PROVIDED RECORDS ::
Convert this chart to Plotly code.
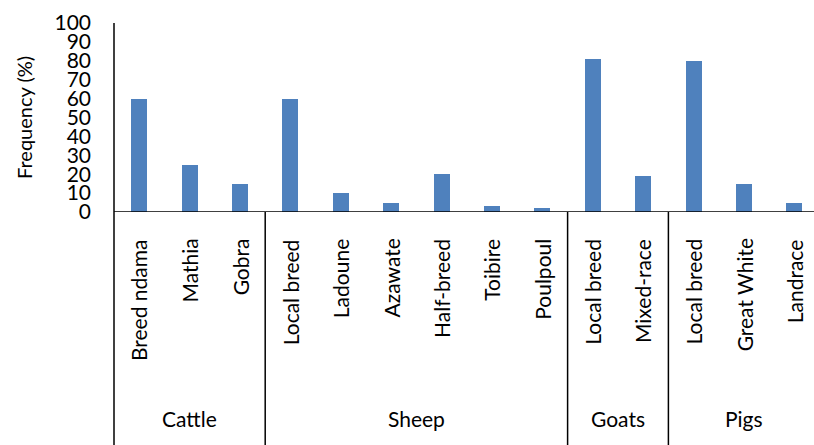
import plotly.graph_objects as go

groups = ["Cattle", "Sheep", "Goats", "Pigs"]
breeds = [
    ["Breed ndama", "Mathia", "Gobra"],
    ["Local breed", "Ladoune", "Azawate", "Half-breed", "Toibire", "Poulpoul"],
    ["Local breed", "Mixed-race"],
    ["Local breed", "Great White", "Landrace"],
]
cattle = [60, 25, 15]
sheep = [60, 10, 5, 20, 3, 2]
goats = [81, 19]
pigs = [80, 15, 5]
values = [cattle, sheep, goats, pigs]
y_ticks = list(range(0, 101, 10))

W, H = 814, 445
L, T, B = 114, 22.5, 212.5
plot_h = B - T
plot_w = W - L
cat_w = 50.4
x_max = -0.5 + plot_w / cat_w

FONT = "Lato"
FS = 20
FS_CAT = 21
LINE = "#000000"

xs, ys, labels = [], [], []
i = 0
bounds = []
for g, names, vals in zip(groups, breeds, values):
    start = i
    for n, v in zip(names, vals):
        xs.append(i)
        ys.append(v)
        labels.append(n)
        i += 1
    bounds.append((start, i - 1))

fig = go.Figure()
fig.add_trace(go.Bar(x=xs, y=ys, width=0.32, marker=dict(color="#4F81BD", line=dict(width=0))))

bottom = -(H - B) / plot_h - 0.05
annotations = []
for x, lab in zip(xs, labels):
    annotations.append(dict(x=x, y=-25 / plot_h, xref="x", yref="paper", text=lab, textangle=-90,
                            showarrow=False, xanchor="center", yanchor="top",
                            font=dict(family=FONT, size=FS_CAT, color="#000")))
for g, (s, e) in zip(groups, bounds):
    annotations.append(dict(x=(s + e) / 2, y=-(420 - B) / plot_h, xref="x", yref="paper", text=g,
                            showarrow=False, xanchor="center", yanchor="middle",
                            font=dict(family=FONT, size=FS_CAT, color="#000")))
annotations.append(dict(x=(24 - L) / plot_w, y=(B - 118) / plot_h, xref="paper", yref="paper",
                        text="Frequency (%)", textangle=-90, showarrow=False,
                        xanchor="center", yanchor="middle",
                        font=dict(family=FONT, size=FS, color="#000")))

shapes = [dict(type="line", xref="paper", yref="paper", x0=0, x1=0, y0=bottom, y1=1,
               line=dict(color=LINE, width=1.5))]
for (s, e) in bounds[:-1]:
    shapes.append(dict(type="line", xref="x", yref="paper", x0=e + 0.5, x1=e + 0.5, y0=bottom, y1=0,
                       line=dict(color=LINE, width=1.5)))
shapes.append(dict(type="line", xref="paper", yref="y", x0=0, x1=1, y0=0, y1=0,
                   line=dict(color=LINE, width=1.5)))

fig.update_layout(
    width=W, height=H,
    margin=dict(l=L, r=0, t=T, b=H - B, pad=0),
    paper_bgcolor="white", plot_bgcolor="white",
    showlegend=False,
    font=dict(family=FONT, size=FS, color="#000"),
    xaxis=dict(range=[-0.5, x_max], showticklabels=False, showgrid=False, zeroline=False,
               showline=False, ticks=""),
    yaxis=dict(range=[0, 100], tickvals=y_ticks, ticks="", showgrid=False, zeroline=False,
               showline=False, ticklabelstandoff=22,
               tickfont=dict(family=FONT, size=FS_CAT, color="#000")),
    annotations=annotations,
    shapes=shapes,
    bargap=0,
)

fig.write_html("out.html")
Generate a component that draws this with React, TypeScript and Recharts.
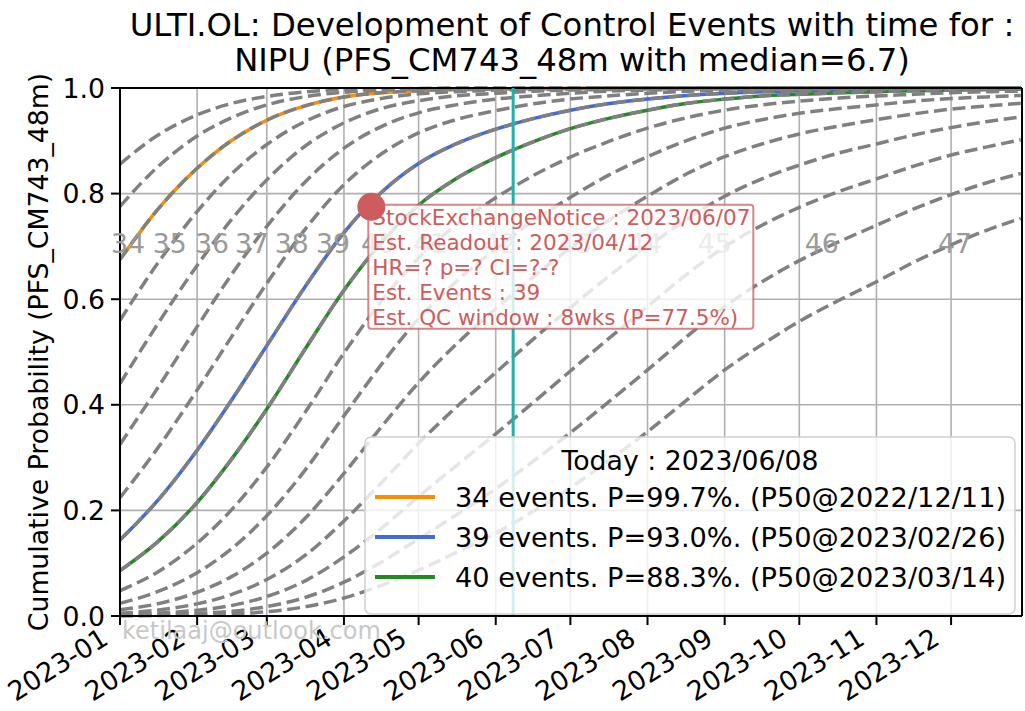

THE TASK :: Starting at the top of the listing above, reproduce each line up to and including the one with "y_ticks = list(range(0, 101, 10))"; omit the pictures.

FINISHED EXERCISE ::
Convert this chart to Plotly code.
import plotly.graph_objects as go

groups = ["Cattle", "Sheep", "Goats", "Pigs"]
breeds = [
    ["Breed ndama", "Mathia", "Gobra"],
    ["Local breed", "Ladoune", "Azawate", "Half-breed", "Toibire", "Poulpoul"],
    ["Local breed", "Mixed-race"],
    ["Local breed", "Great White", "Landrace"],
]
cattle = [60, 25, 15]
sheep = [60, 10, 5, 20, 3, 2]
goats = [81, 19]
pigs = [80, 15, 5]
values = [cattle, sheep, goats, pigs]
y_ticks = list(range(0, 101, 10))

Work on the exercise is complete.